> **Aim**
Drop the pictures and give back word for word the lines from the line holding "Rebuild this chart" to the line holding "c_hi = [0.115, 0.345, 0.556, 0.637]", both included.

> **Raw records**
========================================

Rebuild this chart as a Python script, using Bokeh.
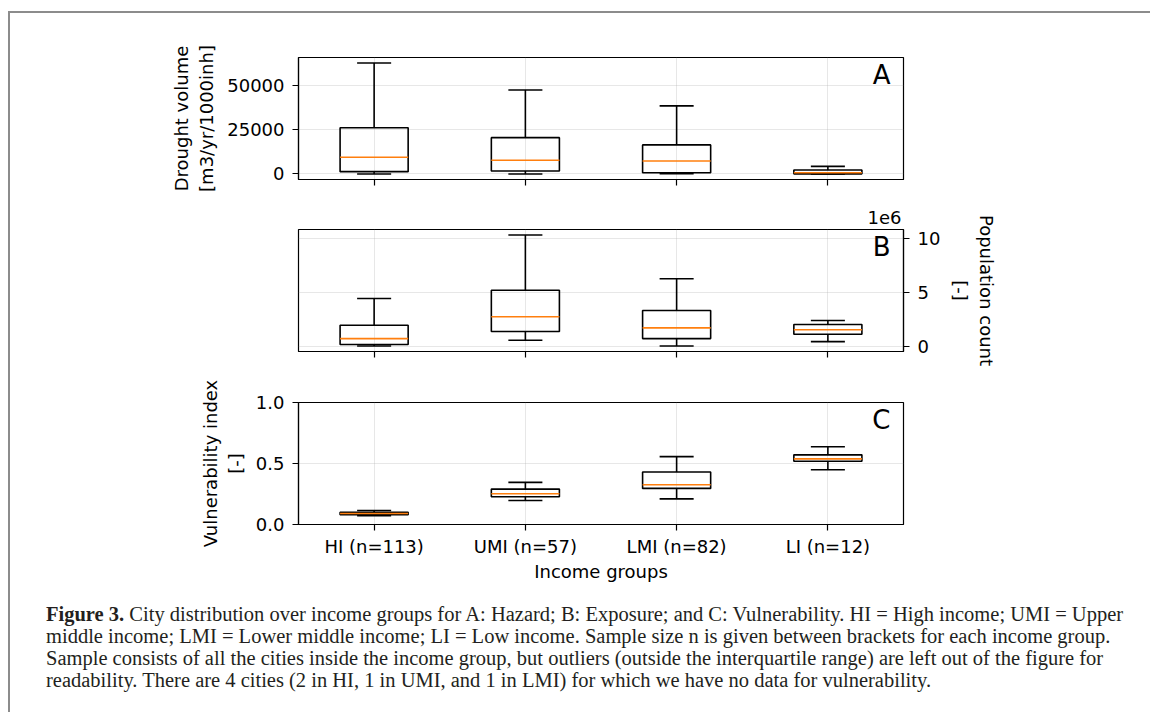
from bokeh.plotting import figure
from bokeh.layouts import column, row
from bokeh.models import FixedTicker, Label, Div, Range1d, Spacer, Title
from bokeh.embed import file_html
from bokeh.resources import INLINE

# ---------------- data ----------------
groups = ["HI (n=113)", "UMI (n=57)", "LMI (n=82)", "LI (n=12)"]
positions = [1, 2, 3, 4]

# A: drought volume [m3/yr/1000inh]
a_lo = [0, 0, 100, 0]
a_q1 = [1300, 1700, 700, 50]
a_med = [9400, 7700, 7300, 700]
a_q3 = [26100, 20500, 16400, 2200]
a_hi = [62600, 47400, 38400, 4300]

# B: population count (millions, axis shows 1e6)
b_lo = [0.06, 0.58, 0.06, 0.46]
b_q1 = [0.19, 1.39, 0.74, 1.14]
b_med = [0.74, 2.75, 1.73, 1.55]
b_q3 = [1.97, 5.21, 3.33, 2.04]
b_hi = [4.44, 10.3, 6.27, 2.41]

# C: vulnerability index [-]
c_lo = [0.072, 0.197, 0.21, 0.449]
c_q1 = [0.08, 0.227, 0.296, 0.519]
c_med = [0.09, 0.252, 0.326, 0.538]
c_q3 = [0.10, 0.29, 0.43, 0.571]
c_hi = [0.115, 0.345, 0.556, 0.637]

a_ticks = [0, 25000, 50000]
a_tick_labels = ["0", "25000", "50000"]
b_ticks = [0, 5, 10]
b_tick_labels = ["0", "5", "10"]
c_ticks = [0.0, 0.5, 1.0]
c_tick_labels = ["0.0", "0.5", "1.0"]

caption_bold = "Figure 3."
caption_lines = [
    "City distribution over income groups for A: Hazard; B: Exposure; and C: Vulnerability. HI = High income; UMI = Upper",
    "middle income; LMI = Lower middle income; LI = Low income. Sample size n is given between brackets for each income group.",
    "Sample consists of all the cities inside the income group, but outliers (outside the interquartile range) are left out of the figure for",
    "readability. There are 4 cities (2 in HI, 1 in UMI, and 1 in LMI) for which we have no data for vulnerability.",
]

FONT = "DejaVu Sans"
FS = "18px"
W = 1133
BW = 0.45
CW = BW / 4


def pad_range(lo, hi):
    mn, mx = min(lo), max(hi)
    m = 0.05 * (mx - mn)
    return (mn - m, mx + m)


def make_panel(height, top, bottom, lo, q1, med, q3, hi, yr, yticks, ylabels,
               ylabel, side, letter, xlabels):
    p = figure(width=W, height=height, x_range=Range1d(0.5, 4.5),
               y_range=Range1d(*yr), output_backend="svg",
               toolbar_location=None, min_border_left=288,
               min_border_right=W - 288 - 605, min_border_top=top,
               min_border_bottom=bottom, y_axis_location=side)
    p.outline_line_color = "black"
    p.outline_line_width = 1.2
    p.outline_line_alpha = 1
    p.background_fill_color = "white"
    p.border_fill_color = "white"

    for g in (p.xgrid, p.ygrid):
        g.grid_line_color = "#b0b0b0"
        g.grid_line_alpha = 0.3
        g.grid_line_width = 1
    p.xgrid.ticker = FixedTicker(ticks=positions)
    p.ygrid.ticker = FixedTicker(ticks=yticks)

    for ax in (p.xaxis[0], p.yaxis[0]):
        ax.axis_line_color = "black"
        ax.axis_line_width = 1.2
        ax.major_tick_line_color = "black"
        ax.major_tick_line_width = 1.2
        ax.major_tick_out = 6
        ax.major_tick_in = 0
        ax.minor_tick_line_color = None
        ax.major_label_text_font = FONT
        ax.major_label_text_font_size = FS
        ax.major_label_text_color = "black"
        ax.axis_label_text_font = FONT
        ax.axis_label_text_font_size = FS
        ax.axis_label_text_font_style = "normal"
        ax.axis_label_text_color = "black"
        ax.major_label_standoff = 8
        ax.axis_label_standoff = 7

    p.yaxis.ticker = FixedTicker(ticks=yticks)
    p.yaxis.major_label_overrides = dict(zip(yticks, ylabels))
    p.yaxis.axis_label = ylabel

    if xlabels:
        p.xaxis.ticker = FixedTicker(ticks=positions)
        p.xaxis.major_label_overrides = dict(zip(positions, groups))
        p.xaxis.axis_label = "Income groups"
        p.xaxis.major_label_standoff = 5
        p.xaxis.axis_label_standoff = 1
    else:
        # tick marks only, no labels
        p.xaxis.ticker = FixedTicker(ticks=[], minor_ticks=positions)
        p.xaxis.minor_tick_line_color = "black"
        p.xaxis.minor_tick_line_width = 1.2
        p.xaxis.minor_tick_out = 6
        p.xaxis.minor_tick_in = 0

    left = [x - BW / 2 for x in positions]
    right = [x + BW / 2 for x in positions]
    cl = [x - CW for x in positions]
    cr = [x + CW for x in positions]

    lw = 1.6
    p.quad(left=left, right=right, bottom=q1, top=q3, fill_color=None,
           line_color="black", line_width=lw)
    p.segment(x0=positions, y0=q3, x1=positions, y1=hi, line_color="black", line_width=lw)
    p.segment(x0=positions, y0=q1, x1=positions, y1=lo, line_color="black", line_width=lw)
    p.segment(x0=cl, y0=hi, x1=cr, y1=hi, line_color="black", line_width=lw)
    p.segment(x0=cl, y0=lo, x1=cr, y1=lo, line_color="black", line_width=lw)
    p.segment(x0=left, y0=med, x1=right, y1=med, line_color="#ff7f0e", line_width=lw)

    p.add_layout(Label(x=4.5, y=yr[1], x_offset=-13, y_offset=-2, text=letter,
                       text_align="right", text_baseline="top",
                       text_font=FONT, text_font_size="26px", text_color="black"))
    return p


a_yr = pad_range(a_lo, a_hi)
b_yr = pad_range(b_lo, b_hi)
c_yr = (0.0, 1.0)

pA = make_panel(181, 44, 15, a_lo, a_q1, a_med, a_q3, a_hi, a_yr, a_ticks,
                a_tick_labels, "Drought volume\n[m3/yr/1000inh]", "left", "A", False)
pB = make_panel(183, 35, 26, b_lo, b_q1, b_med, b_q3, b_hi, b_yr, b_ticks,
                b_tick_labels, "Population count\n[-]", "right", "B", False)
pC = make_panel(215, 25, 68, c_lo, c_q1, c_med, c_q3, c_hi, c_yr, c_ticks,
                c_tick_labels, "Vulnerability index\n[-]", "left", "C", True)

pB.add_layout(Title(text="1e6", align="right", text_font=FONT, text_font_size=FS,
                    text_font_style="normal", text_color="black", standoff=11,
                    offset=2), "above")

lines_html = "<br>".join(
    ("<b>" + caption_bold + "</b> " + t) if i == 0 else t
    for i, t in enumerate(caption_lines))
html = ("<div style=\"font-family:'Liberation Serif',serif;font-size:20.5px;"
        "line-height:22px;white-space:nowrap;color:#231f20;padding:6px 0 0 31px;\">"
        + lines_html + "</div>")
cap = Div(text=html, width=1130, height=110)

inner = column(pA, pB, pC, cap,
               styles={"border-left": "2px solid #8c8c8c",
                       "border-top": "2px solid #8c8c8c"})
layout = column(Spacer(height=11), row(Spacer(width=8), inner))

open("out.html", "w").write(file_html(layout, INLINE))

========================================

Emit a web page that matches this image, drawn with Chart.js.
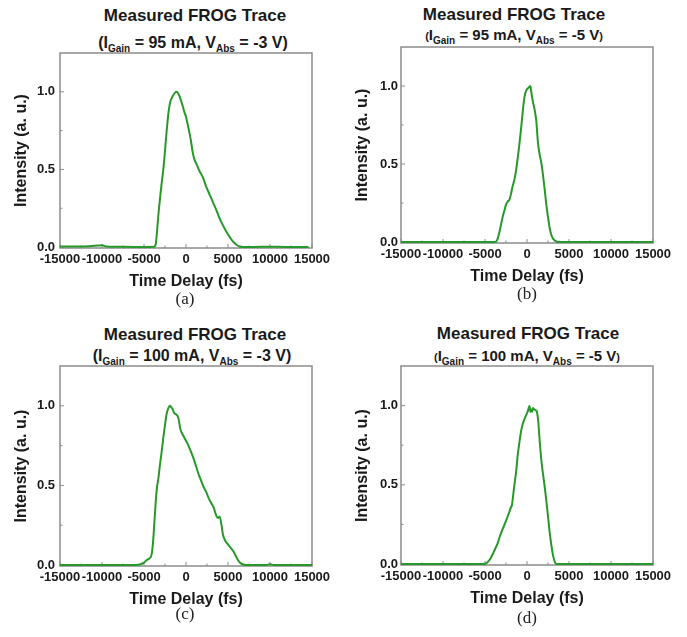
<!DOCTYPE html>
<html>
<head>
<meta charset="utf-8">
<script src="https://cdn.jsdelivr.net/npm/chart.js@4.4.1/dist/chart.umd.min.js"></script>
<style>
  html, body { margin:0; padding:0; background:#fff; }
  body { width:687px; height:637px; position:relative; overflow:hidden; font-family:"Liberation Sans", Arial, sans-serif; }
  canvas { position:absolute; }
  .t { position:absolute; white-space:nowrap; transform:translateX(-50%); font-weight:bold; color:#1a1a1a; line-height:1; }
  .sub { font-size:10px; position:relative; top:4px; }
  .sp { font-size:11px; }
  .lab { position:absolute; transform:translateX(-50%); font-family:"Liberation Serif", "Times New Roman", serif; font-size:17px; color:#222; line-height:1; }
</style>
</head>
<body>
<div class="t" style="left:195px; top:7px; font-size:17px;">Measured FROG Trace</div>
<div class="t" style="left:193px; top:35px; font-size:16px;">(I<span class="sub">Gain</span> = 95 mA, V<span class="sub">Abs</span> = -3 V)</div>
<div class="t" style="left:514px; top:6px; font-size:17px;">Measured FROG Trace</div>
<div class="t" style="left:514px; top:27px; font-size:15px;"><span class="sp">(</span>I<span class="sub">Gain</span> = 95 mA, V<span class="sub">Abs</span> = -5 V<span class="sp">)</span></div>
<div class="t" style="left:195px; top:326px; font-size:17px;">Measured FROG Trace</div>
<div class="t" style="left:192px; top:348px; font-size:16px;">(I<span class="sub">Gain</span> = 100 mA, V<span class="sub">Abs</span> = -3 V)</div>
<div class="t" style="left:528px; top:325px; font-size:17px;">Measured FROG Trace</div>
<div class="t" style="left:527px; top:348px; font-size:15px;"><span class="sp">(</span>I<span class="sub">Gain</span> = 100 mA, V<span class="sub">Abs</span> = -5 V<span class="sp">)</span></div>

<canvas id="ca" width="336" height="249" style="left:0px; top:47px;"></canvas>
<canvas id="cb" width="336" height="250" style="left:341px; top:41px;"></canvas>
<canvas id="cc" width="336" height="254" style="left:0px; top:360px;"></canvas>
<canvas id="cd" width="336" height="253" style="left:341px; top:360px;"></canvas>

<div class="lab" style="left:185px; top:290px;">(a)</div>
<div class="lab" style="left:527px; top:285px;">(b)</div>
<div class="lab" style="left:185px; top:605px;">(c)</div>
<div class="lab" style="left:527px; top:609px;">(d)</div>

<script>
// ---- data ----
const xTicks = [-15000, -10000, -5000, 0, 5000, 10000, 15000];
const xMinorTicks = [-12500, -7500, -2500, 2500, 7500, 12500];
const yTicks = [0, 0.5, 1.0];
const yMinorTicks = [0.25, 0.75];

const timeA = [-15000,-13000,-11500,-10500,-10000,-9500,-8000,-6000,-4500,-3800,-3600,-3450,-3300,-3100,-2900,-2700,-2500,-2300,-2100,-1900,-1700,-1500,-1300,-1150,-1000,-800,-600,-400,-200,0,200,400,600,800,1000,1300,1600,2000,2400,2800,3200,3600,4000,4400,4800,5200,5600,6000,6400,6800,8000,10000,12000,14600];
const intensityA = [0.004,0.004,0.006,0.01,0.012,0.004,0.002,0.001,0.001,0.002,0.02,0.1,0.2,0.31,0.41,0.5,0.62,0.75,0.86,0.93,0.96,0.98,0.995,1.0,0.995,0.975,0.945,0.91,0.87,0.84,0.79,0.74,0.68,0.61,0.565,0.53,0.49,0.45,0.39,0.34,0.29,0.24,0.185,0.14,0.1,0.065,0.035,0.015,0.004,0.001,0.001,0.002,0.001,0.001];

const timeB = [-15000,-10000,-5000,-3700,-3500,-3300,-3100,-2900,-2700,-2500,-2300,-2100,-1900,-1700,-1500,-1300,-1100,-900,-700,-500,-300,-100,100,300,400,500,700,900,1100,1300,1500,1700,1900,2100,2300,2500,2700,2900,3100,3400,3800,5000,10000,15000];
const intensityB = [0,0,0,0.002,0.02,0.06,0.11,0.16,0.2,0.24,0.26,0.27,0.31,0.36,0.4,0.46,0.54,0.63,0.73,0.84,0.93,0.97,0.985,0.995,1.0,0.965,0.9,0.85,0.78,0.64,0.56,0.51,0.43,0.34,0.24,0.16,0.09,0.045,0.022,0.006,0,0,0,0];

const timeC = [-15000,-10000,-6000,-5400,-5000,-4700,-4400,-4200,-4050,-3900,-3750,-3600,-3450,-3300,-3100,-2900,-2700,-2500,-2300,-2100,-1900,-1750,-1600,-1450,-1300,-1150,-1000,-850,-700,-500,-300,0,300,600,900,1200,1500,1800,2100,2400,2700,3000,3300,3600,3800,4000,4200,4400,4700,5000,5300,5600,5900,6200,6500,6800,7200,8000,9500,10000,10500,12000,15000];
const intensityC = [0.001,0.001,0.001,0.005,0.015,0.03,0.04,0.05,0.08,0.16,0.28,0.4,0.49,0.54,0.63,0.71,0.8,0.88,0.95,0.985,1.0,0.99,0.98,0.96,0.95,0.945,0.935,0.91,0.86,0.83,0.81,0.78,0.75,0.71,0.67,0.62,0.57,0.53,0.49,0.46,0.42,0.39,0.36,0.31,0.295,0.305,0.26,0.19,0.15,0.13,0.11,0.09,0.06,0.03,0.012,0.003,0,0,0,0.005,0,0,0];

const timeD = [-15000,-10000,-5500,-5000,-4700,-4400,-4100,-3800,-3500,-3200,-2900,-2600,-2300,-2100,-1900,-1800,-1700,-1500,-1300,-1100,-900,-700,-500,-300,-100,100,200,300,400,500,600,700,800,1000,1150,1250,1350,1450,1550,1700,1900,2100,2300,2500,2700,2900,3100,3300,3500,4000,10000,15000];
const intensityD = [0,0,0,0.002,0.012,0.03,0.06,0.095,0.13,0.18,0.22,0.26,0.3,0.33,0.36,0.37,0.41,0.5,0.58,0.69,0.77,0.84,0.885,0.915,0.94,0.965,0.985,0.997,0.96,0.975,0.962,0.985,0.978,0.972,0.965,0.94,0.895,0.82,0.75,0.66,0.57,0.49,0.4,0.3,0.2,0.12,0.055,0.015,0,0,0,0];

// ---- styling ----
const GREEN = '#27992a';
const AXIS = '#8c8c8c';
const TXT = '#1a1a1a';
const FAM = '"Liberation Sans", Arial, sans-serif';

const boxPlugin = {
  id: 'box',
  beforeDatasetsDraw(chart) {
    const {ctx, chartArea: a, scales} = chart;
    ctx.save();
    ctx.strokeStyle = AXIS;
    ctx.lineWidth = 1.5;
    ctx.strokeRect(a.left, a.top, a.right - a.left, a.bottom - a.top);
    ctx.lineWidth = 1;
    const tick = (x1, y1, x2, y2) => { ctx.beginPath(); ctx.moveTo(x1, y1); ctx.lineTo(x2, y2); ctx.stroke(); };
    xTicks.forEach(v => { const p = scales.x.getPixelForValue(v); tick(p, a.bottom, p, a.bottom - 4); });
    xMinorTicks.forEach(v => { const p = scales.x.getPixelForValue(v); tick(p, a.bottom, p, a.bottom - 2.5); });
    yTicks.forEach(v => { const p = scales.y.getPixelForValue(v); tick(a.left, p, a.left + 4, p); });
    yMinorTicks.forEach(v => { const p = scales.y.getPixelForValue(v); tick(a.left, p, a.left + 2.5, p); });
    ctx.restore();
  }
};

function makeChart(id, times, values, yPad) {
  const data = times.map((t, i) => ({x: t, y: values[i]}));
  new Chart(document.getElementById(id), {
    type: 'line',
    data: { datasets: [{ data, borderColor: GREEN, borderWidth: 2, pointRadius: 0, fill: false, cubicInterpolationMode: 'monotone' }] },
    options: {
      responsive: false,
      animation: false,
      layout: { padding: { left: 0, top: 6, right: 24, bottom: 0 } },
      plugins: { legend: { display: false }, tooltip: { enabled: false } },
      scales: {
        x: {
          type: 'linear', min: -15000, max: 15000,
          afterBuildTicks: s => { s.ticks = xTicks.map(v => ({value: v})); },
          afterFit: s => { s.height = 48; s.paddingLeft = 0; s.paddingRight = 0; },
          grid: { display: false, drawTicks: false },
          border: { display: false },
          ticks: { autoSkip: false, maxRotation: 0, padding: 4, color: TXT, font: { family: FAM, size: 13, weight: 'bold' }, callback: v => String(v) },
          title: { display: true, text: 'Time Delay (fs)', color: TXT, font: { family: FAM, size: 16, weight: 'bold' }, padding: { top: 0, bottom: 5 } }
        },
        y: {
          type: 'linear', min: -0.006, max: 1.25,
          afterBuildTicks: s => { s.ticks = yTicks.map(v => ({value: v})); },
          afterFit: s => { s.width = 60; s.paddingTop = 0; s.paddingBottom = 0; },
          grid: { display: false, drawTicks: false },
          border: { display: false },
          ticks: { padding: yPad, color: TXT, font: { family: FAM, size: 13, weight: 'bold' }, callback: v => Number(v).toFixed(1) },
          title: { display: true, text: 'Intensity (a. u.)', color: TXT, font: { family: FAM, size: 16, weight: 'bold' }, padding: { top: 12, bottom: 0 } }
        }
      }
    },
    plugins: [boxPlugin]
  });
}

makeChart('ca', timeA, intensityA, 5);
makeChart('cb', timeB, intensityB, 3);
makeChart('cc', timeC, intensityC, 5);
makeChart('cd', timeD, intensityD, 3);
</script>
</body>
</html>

========================================

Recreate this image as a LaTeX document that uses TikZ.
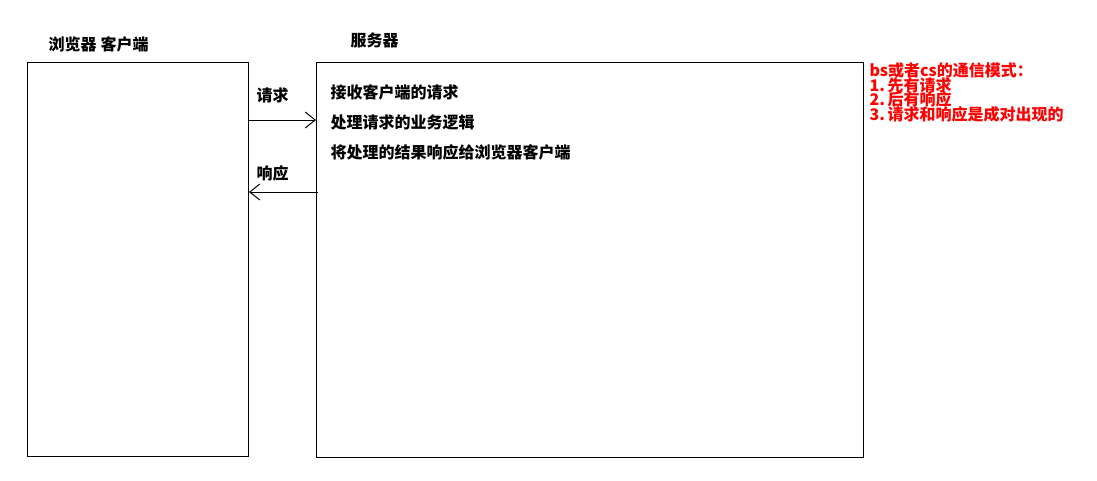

========================================

> **Result of the exercise**
Rebuild this chart as a Python script, using Bokeh.
from bokeh.plotting import figure
from bokeh.layouts import column, row
from bokeh.models import FixedTicker, Label, Div, Range1d, Spacer, Title
from bokeh.embed import file_html
from bokeh.resources import INLINE

# ---------------- data ----------------
groups = ["HI (n=113)", "UMI (n=57)", "LMI (n=82)", "LI (n=12)"]
positions = [1, 2, 3, 4]

# A: drought volume [m3/yr/1000inh]
a_lo = [0, 0, 100, 0]
a_q1 = [1300, 1700, 700, 50]
a_med = [9400, 7700, 7300, 700]
a_q3 = [26100, 20500, 16400, 2200]
a_hi = [62600, 47400, 38400, 4300]

# B: population count (millions, axis shows 1e6)
b_lo = [0.06, 0.58, 0.06, 0.46]
b_q1 = [0.19, 1.39, 0.74, 1.14]
b_med = [0.74, 2.75, 1.73, 1.55]
b_q3 = [1.97, 5.21, 3.33, 2.04]
b_hi = [4.44, 10.3, 6.27, 2.41]

# C: vulnerability index [-]
c_lo = [0.072, 0.197, 0.21, 0.449]
c_q1 = [0.08, 0.227, 0.296, 0.519]
c_med = [0.09, 0.252, 0.326, 0.538]
c_q3 = [0.10, 0.29, 0.43, 0.571]
c_hi = [0.115, 0.345, 0.556, 0.637]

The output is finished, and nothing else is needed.